After the 2001 gubernatorial campaign, then-Sen. Robert G. Torricelli, D-N.J., tapped O’Brien to be his chief of staff. But that ended up being Torricelli’s last year in Congress. After the Ethics Committee admonished him for accepting gifts from a campaign donor, Torricelli decided not to seek re-election in 2002.
Sen. Frank R. Lautenberg, D-N.J., replaced Torricelli on the ballot and won the seat. O’Brien helped Lautenberg set up his office before moving over as Biden’s chief of staff. In 2006, O’Brien left Capitol Hill to become political director of Biden’s presidential campaign.
The strategy was “to reintroduce him to the early state Democrats, and policy-wise we were driving leadership on national security knowing that there was a very narrow path that could lead to the nomination, and it would be a national security path,” O’Brien said.

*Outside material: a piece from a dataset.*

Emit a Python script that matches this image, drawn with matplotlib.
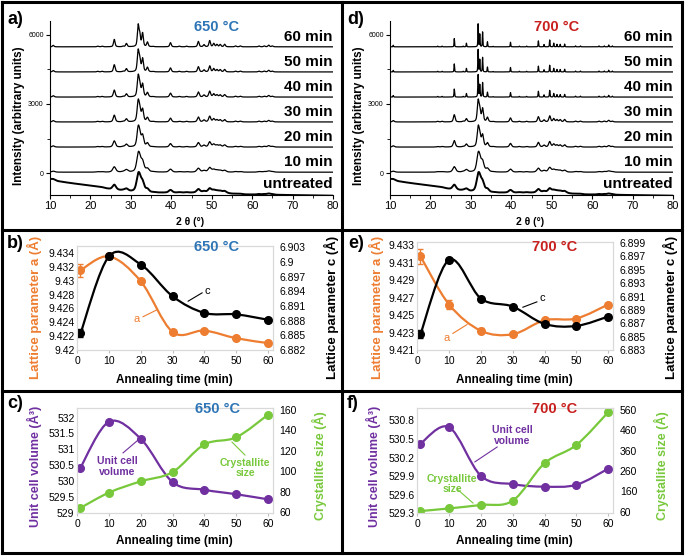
import numpy as np
import matplotlib.pyplot as plt
from matplotlib.path import Path
from matplotlib.patches import PathPatch
from matplotlib.lines import Line2D
from matplotlib.ticker import FuncFormatter, MultipleLocator

plt.rcParams['font.family'] = ['Liberation Sans', 'DejaVu Sans']

BLUE = '#2E75B6'
RED = '#C8201E'
ORANGE = '#ED7D31'
PURPLE = '#7030A0'
GREEN = '#78C83C'

# ---------------- XRD data (peak list) ----------------
two_theta = np.arange(10, 80.001, 0.02)
peak_pos = [10.8, 21.8, 22.9, 25.9, 28.1, 28.9, 31.8, 32.2, 32.9, 34.1, 35.5,
            39.8, 42.0, 43.8, 46.7, 48.1, 49.5, 50.5, 51.3, 52.1, 53.2,
            55.9, 57.1, 61.7, 63.0, 64.1, 65.0]
peak_rel = [0.07, 0.03, 0.03, 0.36, 0.03, 0.16, 1.00, 0.55, 0.65, 0.22, 0.02,
            0.20, 0.03, 0.03, 0.26, 0.10, 0.30, 0.16, 0.11, 0.11, 0.12,
            0.04, 0.04, 0.04, 0.04, 0.08, 0.04]
samples = ['untreated', '10 min', '20 min', '30 min', '40 min', '50 min', '60 min']
offsets = [-900, 40, 1130, 2220, 3300, 4390, 5480]
height_650 = [870, 910, 960, 1000, 1000, 1000, 1000]
fwhm_650 = [1.0, 0.9, 0.7, 0.6, 0.55, 0.5, 0.45]
height_700 = [870, 910, 960, 1000, 980, 980, 1000]
fwhm_700 = [1.0, 0.85, 0.6, 0.5, 0.18, 0.16, 0.15]
# amorphous background of the untreated powder
bg_tt = [10, 12, 15, 20, 25, 30, 35, 53, 56, 65, 80]
bg_untreated = [640, 550, 470, 360, 200, 100, 50, 50, -20, -40, -80]

# ---------------- lattice parameters ----------------
time = [1, 10, 20, 30, 40, 50, 60]
a_650 = [9.4315, 9.4335, 9.4299, 9.4226, 9.4228, 9.4217, 9.4210]
a_650_err = [0.0009, 0.0004, 0.0003, 0.0002, 0.0002, 0.0002, 0.0002]
c_650 = [6.8854, 6.9012, 6.8995, 6.8930, 6.8896, 6.8893, 6.8882]
c_650_err = [0.0008, 0.0004, 0.0003, 0.0002, 0.0002, 0.0002, 0.0002]
a_700 = [9.4317, 9.4262, 9.4232, 9.4228, 9.4244, 9.4246, 9.4262]
a_700_err = [0.0009, 0.0005, 0.0003, 0.0002, 0.0002, 0.0002, 0.0002]
c_700 = [6.8854, 6.8965, 6.8907, 6.8895, 6.8869, 6.8866, 6.8880]
c_700_err = [0.0006, 0.0003, 0.0002, 0.0002, 0.0002, 0.0002, 0.0002]

# ---------------- unit cell volume / crystallite size ----------------
vol_650 = [530.43, 531.87, 531.33, 529.97, 529.73, 529.59, 529.43]
size_650 = [64, 79, 90, 99, 126, 133, 155]
vol_700 = [530.425, 530.69, 529.905, 529.77, 529.73, 529.76, 530.02]
size_700 = [63, 76, 93, 114, 298, 388, 549]

a_ticks_650 = [9.42, 9.422, 9.424, 9.426, 9.428, 9.43, 9.432, 9.434]
c_ticks_650 = [6.882, 6.885, 6.888, 6.891, 6.894, 6.897, 6.9, 6.903]
a_ticks_700 = [9.421, 9.423, 9.425, 9.427, 9.429, 9.431, 9.433]
c_ticks_700 = [6.883, 6.885, 6.887, 6.889, 6.891, 6.893, 6.895, 6.897, 6.899]
vol_ticks_650 = [529, 529.5, 530, 530.5, 531, 531.5, 532]
size_ticks_650 = [60, 80, 100, 120, 140, 160]
vol_ticks_700 = [529.3, 529.6, 529.9, 530.2, 530.5, 530.8]
size_ticks_700 = [60, 160, 260, 360, 460, 560]

W, H = 685, 558
fig = plt.figure(figsize=(W / 100, H / 100), dpi=100)


def box(l, t, r, b):
    return [l / W, 1 - b / H, (r - l) / W, (b - t) / H]


def ftext(x, y, s, **kw):
    kw.setdefault('ha', 'center')
    kw.setdefault('va', 'center')
    fig.text(x / W, 1 - y / H, s, **kw)


def pattern(fwhm, height):
    y = np.zeros_like(two_theta)
    for p, r in zip(peak_pos, peak_rel):
        d = (two_theta - p) / (fwhm / 2)
        y += r * (0.5 / (1 + d ** 2) + 0.5 * np.exp(-np.log(2) * d ** 2))
    return y / y.max() * height


def xrd_panel(rect, heights, widths, temp, tcolor, xoff):
    ax = fig.add_axes(box(*rect))
    for i, name in enumerate(samples):
        y = pattern(widths[i], heights[i]) + offsets[i]
        lw = 0.9
        if i == 0:
            y = y + np.interp(two_theta, bg_tt, bg_untreated)
            lw = 1.4
        ax.plot(two_theta, y, color='black', lw=lw)
        ax.text(80, offsets[i] + 430, name, ha='right', va='center',
                fontsize=11, fontweight='bold')
    ax.set_xlim(10, 80)
    ax.set_ylim(-950, 6600)
    ax.set_xticks(range(10, 81, 10))
    ax.set_yticks([0, 3000, 6000])
    ax.xaxis.set_minor_locator(MultipleLocator(5))
    ax.yaxis.set_minor_locator(MultipleLocator(1500))
    for s in ['top', 'right']:
        ax.spines[s].set_visible(False)
    ax.tick_params(axis='x', labelsize=8, length=3, pad=1.5, direction='out')
    ax.tick_params(axis='y', labelsize=5, length=3, pad=1.5, direction='out')
    ax.tick_params(which='minor', length=2)
    ax.text(0.59, 0.965, temp, transform=ax.transAxes, ha='center', va='center',
            color=tcolor, fontsize=10.5, fontweight='bold')
    ftext(xoff + 19, 116, 'Intensity (arbitrary units)', rotation=90,
          fontsize=8.5, fontweight='bold')
    ftext(xoff + 190, 222, '2 \u03b8 (\u00b0)', fontsize=7.5, fontweight='bold')
    return ax


def smooth(ax, x, y, color):
    # Excel-like smoothed line (Catmull-Rom as cubic Bezier segments)
    p = np.column_stack([x, y]).astype(float)
    ext = np.vstack([p[0], p, p[-1]])
    verts = [p[0]]
    codes = [Path.MOVETO]
    for i in range(1, len(ext) - 2):
        c1 = ext[i] + (ext[i + 1] - ext[i - 1]) / 6
        c2 = ext[i + 1] - (ext[i + 2] - ext[i]) / 6
        verts += [c1, c2, ext[i + 1]]
        codes += [Path.CURVE4] * 3
    ax.add_patch(PathPatch(Path(verts, codes), fill=False, edgecolor=color, lw=1.6))
    ax.plot(x, y, 'o', color=color, ms=5.5)


fmt = FuncFormatter(lambda v, p: f'{v:g}')


def style(ax):
    for s in ax.spines.values():
        s.set_color('#d9d9d9')
        s.set_linewidth(0.8)
    ax.tick_params(labelsize=7.5, length=0, pad=2)
    ax.yaxis.set_major_formatter(fmt)


def twin_panel(rect, x, y1, y2, c1, c2, lim1, lim2, t1, t2, e1=None, e2=None):
    ax = fig.add_axes(box(*rect))
    ax2 = ax.twinx()
    ax.set_xlim(0, 61.5)
    ax.set_xticks(range(0, 61, 10))
    ax.set_ylim(*lim1)
    ax2.set_ylim(*lim2)
    ax.set_yticks(t1)
    ax2.set_yticks(t2)
    style(ax)
    style(ax2)
    ax.tick_params(axis='x', length=2, color='#bfbfbf', pad=2)
    ax2.tick_params(axis='y', pad=5)
    if e1 is not None:
        ax.errorbar(x, y1, yerr=e1, fmt='none', ecolor=c1, capsize=2, lw=1)
    smooth(ax, x, y1, c1)
    if e2 is not None:
        ax2.errorbar(x, y2, yerr=e2, fmt='none', ecolor=c2, capsize=2, lw=1)
    smooth(ax2, x, y2, c2)
    return ax, ax2


# ---- a) and d) ----
xrd_panel((50, 21, 333, 195), height_650, fwhm_650, '650 \u00b0C', BLUE, 0)
xrd_panel((390, 21, 673, 195), height_700, fwhm_700, '700 \u00b0C', RED, 340)

# ---- b) ----
ax, ax2 = twin_panel((77.3, 246, 272.6, 350), time, a_650, c_650, ORANGE, 'black',
                     (9.42, 9.435), (6.882, 6.9033), a_ticks_650, c_ticks_650,
                     a_650_err, c_650_err)
ax.text(18.8, 9.4245, 'a', color=ORANGE, fontsize=8, ha='center', va='center')
ax.plot([20.7, 25.1], [9.4248, 9.4258], color=ORANGE, lw=0.8)
ax2.text(40.9, 6.8941, 'c', color='black', fontsize=8, ha='center', va='center')
ax2.plot([34.9, 39.3], [6.8920, 6.8937], color='black', lw=0.8)
ftext(217, 247, '650 \u00b0C', color=BLUE, fontsize=10.5, fontweight='bold')
ftext(34, 307, 'Lattice parameter a (\u00c5)', rotation=90, color=ORANGE,
      fontsize=9.5, fontweight='bold')
ftext(331, 307, 'Lattice parameter c (\u00c5)', rotation=90, fontsize=9.5,
      fontweight='bold')
ftext(174, 380, 'Annealing time (min)', fontsize=8.5, fontweight='bold')

# ---- e) ----
ax, ax2 = twin_panel((417.3, 242.4, 612.9, 350), time, a_700, c_700, ORANGE, 'black',
                     (9.421, 9.4333), (6.883, 6.8991), a_ticks_700, c_ticks_700,
                     a_700_err, c_700_err)
ax.text(9.3, 9.4224, 'a', color=ORANGE, fontsize=8, ha='center', va='center')
ax.plot([11.2, 15.6], [9.4229, 9.4239], color=ORANGE, lw=0.8)
ax2.text(39.2, 6.8908, 'c', color='black', fontsize=8, ha='center', va='center')
ax2.plot([33.2, 37.6], [6.8894, 6.8902], color='black', lw=0.8)
ftext(555, 247, '700 \u00b0C', color=RED, fontsize=10.5, fontweight='bold')
ftext(376, 307, 'Lattice parameter a (\u00c5)', rotation=90, color=ORANGE,
      fontsize=9.5, fontweight='bold')
ftext(670, 307, 'Lattice parameter c (\u00c5)', rotation=90, fontsize=9.5,
      fontweight='bold')
ftext(514, 380, 'Annealing time (min)', fontsize=8.5, fontweight='bold')

# ---- c) ----
ax, ax2 = twin_panel((77.3, 408, 272.6, 513), time, vol_650, size_650, PURPLE, GREEN,
                     (529, 532.3), (59, 161.7), vol_ticks_650, size_ticks_650)
ax.text(12.5, 530.45, 'Unit cell\nvolume', color=PURPLE, fontsize=7.5,
        fontweight='bold', ha='center', va='center', linespacing=1.1)
ax.plot([14.4, 19.1], [530.89, 531.29], color=PURPLE, lw=0.8)
ax2.text(52.8, 103, 'Crystallite\nsize', color=GREEN, fontsize=7.5,
         fontweight='bold', ha='center', va='center', linespacing=1.1)
ax2.plot([52.8, 48.7], [115.7, 128.4], color=GREEN, lw=0.8)
ftext(218, 409, '650 \u00b0C', color=BLUE, fontsize=10.5, fontweight='bold')
ftext(34, 466, 'Unit cell volume (\u00c5\u00b3)', rotation=90, color=PURPLE,
      fontsize=9, fontweight='bold')
ftext(319, 466, 'Crystallite size (\u00c5)', rotation=90, color=GREEN,
      fontsize=9, fontweight='bold')
ftext(174, 541, 'Annealing time (min)', fontsize=8.5, fontweight='bold')

# ---- f) ----
ax, ax2 = twin_panel((417.3, 408, 612.9, 513.3), time, vol_700, size_700, PURPLE, GREEN,
                     (529.3, 531.0), (52, 570), vol_ticks_700, size_ticks_700)
ax.text(29.8, 530.56, 'Unit cell\nvolume', color=PURPLE, fontsize=7.5,
        fontweight='bold', ha='center', va='center', linespacing=1.1)
ax.plot([25.1, 18.1], [530.37, 530.13], color=PURPLE, lw=0.8)
ax2.text(10.9, 196, 'Crystallite\nsize', color=GREEN, fontsize=7.5,
         fontweight='bold', ha='center', va='center', linespacing=1.1)
ax2.plot([12.5, 17.5], [171.5, 102.7], color=GREEN, lw=0.8)
ftext(555, 409, '700 \u00b0C', color=RED, fontsize=10.5, fontweight='bold')
ftext(373, 466, 'Unit cell volume (\u00c5\u00b3)', rotation=90, color=PURPLE,
      fontsize=9, fontweight='bold')
ftext(661, 466, 'Crystallite size (\u00c5)', rotation=90, color=GREEN,
      fontsize=9, fontweight='bold')
ftext(514, 541, 'Annealing time (min)', fontsize=8.5, fontweight='bold')

# panel letters
for lab, x, y in [('a)', 7, 19), ('d)', 347, 19), ('b)', 7, 243), ('e)', 348, 243),
                  ('c)', 7, 403), ('f)', 347, 403)]:
    ftext(x, y, lab, ha='left', fontsize=13, fontweight='bold')

# panel frames
for (x0, y0, x1, y1) in [(2, 2, 682, 2), (2, 553, 682, 553), (2, 2, 2, 553),
                         (682, 2, 682, 553), (342, 2, 342, 553),
                         (2, 230, 682, 230), (2, 391, 682, 391)]:
    fig.add_artist(Line2D([x0 / W, x1 / W], [1 - y0 / H, 1 - y1 / H],
                          color='black', lw=2.2, transform=fig.transFigure))

fig.savefig('out.png', dpi=100)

Biden, who had a shoestring campaign budget, came in fifth in the Iowa caucuses and shortly thereafter dropped out of the race. But O’Brien said he still feels like they came in second, since Barack Obama chose Biden to join the ticket as his running mate.
“Our campaign, I think, played a role in revealing to Obama Joe Biden’s strengths as a running mate and a vice president,” O’Brien said.
Unsure of his next move after the Biden campaign, O’Brien ran into Menendez, whose chief of staff had recently left. Menendez offered O’Brien the job, and O’Brien accepted on the understanding that he would leave after two years. That two-year commitment became six years in December.
“I was not rushing to get out of here, but the opportunity with GE arose,” O’Brien said. “Being part of their global affairs seems like a tremendous challenge … [but] I know I will miss the Senate and being in the mix.”